Economic data always threaten to bear us back, like "boats against the current" in the closing line of F. Scott Fitzgerald's The Great Gatsby, ceaselessly into the past.
Such was the case this past week, when a surprisingly weak initial gross domestic product report showed that the American economy grew at an annualized rate of just 0.2 percent in the first quarter. Fresh concerns about the economic recovery ensued, sending stocks on a roller-coaster ride and recalibrating expectations about the economy.
But the most important use of backward-looking data is to sketch out what the future may bring. And the outlook for the American recovery may be bright indeed.
Thursday brought two very encouraging signs about the labor market. Initial unemployment claims fell to 262,000 for the week ended April 25th, the lowest reading in 15 years. And in the more backward-looking employment cost index, U.S. wages were shown to have risen by 2.6 percent in the first quarter versus the year prior.
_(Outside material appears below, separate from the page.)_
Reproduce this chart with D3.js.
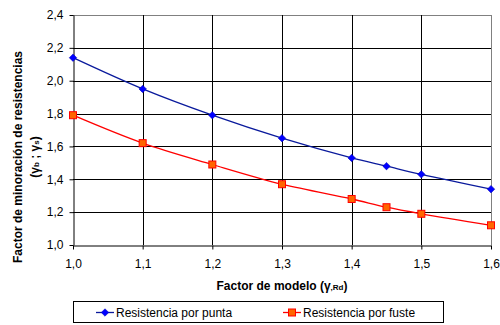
<!DOCTYPE html>
<html>
<head>
<meta charset="utf-8">
<script src="https://cdn.jsdelivr.net/npm/d3@7"></script>
<style>
  html, body { margin: 0; padding: 0; background: #fff; }
  svg { display: block; font-family: Arial, "Liberation Sans", sans-serif; }
</style>
</head>
<body>
<svg id="chart" width="500" height="325"></svg>
<script>
// Model factor (x) and the resulting resistance reduction factors
const modelFactor = [1.0, 1.1, 1.2, 1.3, 1.4, 1.45, 1.5, 1.6];
const puntaValues = [2.14, 1.95, 1.79, 1.65, 1.53, 1.48, 1.43, 1.34];
const fusteValues = [1.79, 1.62, 1.49, 1.37, 1.28, 1.23, 1.19, 1.12];
const xTicks = [1.0, 1.1, 1.2, 1.3, 1.4, 1.5, 1.6];
const yTicks = [1.0, 1.2, 1.4, 1.6, 1.8, 2.0, 2.2, 2.4];
const seriesNames = ["Resistencia por punta", "Resistencia por fuste"];

const svg = d3.select("#chart");
const plot = { left: 73, right: 491, top: 15, bottom: 245 };

const x = d3.scaleLinear().domain([1.0, 1.6]).range([plot.left, plot.right]);
const y = d3.scaleLinear().domain([1.0, 2.4]).range([plot.bottom, plot.top]);
const fmt = d => d3.format(".1f")(d).replace(".", ",");

// grid
const grid = svg.append("g");
grid.selectAll("line.h").data(yTicks.slice(1)).join("line")
  .attr("x1", plot.left).attr("x2", plot.right)
  .attr("y1", d => Math.round(y(d)) + 0.5).attr("y2", d => Math.round(y(d)) + 0.5)
  .attr("stroke", d => d === 2.4 ? "#808080" : "#000").attr("stroke-width", 1);
grid.selectAll("line.v").data(xTicks.slice(1)).join("line")
  .attr("y1", plot.top).attr("y2", plot.bottom)
  .attr("x1", d => Math.round(x(d)) + 0.5).attr("x2", d => Math.round(x(d)) + 0.5)
  .attr("stroke", d => d === 1.6 ? "#808080" : "#000").attr("stroke-width", 1);

// axes
const xAxis = svg.append("g")
  .attr("transform", `translate(0,${Math.round(y(1.0)) + 0.5})`)
  .call(d3.axisBottom(x).tickValues(xTicks).tickFormat(fmt).tickSize(4).tickSizeOuter(0));
const yAxis = svg.append("g")
  .attr("transform", `translate(${Math.round(x(1.0)) + 0.5},0)`)
  .call(d3.axisLeft(y).tickValues(yTicks).tickFormat(fmt).tickSize(4).tickSizeOuter(0));
[xAxis, yAxis].forEach(a => {
  a.select(".domain").attr("stroke", "#000");
  a.selectAll(".tick line").attr("stroke", "#000");
  a.selectAll(".tick text").attr("fill", "#000").style("font-size", "12px")
    .style("font-family", "Arial, 'Liberation Sans', sans-serif");
});
xAxis.selectAll(".tick text").attr("dy", "0").attr("y", 22);
yAxis.selectAll(".tick text").attr("x", -10);

// series
const line = d3.line().x(d => x(d[0])).y(d => y(d[1])).curve(d3.curveCatmullRom.alpha(0.5));
const punta = modelFactor.map((m, i) => [m, puntaValues[i]]);
const fuste = modelFactor.map((m, i) => [m, fusteValues[i]]);

svg.append("path").datum(punta).attr("d", line)
  .attr("fill", "none").attr("stroke", "#0a1a9c").attr("stroke-width", 1.3);
svg.append("path").datum(fuste).attr("d", line)
  .attr("fill", "none").attr("stroke", "#ff0000").attr("stroke-width", 1.3);

const diamond = d3.symbol().type(d3.symbolDiamond2).size(36);
svg.append("g").selectAll("path").data(punta).join("path")
  .attr("d", diamond)
  .attr("transform", d => `translate(${x(d[0])},${y(d[1])})`)
  .attr("fill", "#0000ff").attr("stroke", "#0000b0").attr("stroke-width", 0.5);
svg.append("g").selectAll("rect").data(fuste).join("rect")
  .attr("x", d => x(d[0]) - 3.5).attr("y", d => y(d[1]) - 3.5)
  .attr("width", 7).attr("height", 7)
  .attr("fill", "#ff6600").attr("stroke", "#ff0000").attr("stroke-width", 1);

// axis titles
const xTitle = svg.append("text")
  .attr("x", 282).attr("y", 290).attr("text-anchor", "middle")
  .style("font-size", "12px").style("font-weight", "bold");
xTitle.append("tspan").text("Factor de modelo (γ");
xTitle.append("tspan").text(",Rd").style("font-size", "8px");
xTitle.append("tspan").text(")");

const yTitle = svg.append("text")
  .attr("transform", "translate(22,157) rotate(-90)")
  .attr("text-anchor", "middle")
  .style("font-size", "12px").style("font-weight", "bold");
yTitle.append("tspan").attr("x", 0).attr("y", 0).text("Factor de minoración de resistencias");
const y2 = yTitle.append("tspan").attr("x", 0).attr("y", 17);
y2.append("tspan").text("(γ");
y2.append("tspan").text("b").style("font-size", "8px");
y2.append("tspan").text(" ; γ");
y2.append("tspan").text("s").style("font-size", "8px");
y2.append("tspan").text(")");

// legend
const legend = svg.append("g");
legend.append("rect").attr("x", 73.5).attr("y", 301.5).attr("width", 370).attr("height", 21)
  .attr("fill", "#fff").attr("stroke", "#000").attr("stroke-width", 1);
const items = [
  { name: seriesNames[0], x0: 96, color: "#0a1a9c", marker: "diamond" },
  { name: seriesNames[1], x0: 283, color: "#ff0000", marker: "square" }
];
items.forEach(it => {
  const g = legend.append("g");
  g.append("line").attr("x1", it.x0).attr("x2", it.x0 + 18).attr("y1", 312.5).attr("y2", 312.5)
    .attr("stroke", it.color).attr("stroke-width", 1.3);
  if (it.marker === "diamond") {
    g.append("path").attr("d", diamond).attr("transform", `translate(${it.x0 + 9},312.5)`)
      .attr("fill", "#0000ff").attr("stroke", "#0000b0").attr("stroke-width", 0.5);
  } else {
    g.append("rect").attr("x", it.x0 + 5.5).attr("y", 309).attr("width", 7).attr("height", 7)
      .attr("fill", "#ff6600").attr("stroke", "#ff0000");
  }
  g.append("text").attr("x", it.x0 + 20).attr("y", 317)
    .style("font-size", "12px").attr("fill", "#000").text(it.name);
});
</script>
</body>
</html>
On Friday, investors should get a decent flavor of how the past month shaped up, when the April employment report is released. Many economists are expecting to see positive signs in the report.
"Given the sturdy trends in jobless claims and tax receipts, we expect a meaningful rebound in April employment," wrote Joe LaVorgna, chief US economist at Deutsche Bank, in a Friday note.
More generally, the fact that GDP has tended to disappoint in the first quarter—only to bounce back substantially in the second—is a trend that has been lost on few.
For instance, final GDP in the first quarter of 2014 (which fell considerably from the initial reading) came in at negative 2.1 percent; the Q2 reading that followed showed 4.6 percent annualized growth.
An analysis by CNBC's Steve Liesman found that over the past 30 years, annualized first-quarter GDP growth has come in at 1.87 percent while the economy has grown 2.7 percent. That was statistically significant enough to lead the GDP tabulators at the Bureau of Economic Analysis to remark to CNBC that "BEA is currently examining possible residual seasonality in several series."
This year especially, a GDP comeback could be in the cards.
"The upside to Q1 weakness is that it sets up a low hurdle for a nice bounce in Q2," given that harsh weather and port slowdowns likely weighed strongly on first-quarter growth, RBC chief US economist Tom Porcelli wrote in a Friday evening note to clients.
However, skepticism about the recovery still runs deep.
Many point to the bearish expectations of the Atlanta Fed's GDPNow tracker, which presciently predicted the first-quarter GDP reading. The same model is now forecasting just 0.8 percent growth in Q2.
However, the Atlanta Fed model badly missed the bounce-back in GDP in 2014, calling for annualized growth of 2.7 percent. That undershot the final reading by 40 percent.
Of course, better-than-expected growth isn't necessarily good for stocks. Chicago-based trader Jim Iuorio is warning clients that the second quarter could prove to be better than many expect, which may lead expectations of a Federal Reserve rate hike to be pulled forward.
That would likely hurt markets, as it would offer investors more attractive alternatives as they look to allocate their assets.
"The market has priced in a large amount of bad news and has left itself open to disappointment," Iuorio wrote in an emailed reply to CNBC. That paradoxical-sounding statement encapsulates the continuing "bad news is good news" environment.